I don't think it has to be three feet. In my case, that is what I needed for my speakers and two 18" cylinder subs. Also, the main reason for the acoustic treatment is to tame the reflections. That is why only the lower portion of the walls are treated (around ear level) except for the front wall which is floor to ceiling. For HT, you don't want your room totally dead but you also don't want sound bouncing around everywhere. The important thing is voice localization and clarity. In our old HT, I installed acoustic panels after about six months at key reflection points and the difference was very noticeable. You could always add some panels later. The old mirror method will show you where your reflection points are. You need helpers to do this.

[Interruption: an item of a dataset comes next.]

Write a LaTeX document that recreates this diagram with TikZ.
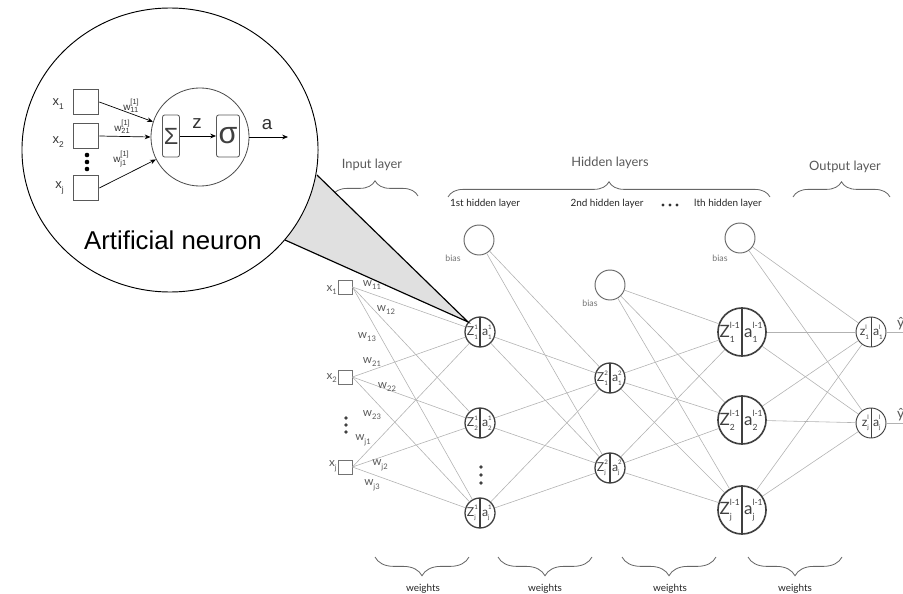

A full length dressing mirror works well. You can pick them up at Home Depot for under $20 and when you're done, you can mount it on a door in your closet. While sitting in your seat, have one or two people hold the mirror along the wall at tweeter height on both walls and the ceiling, if possible. Everywhere you see the reflection of a speaker is where you can place an acoustic panel.

Thanks for the information. I was wondering how you could identify reflection point that everyone was talking about. My concern is since my front speakers are Definitive Technology BP2000TL Bi-Polar speakers I probably can't put sound treatment on the front wall. They also have 500watt subs in each of them. Do I still need bass traps even though I don't treat the front wall?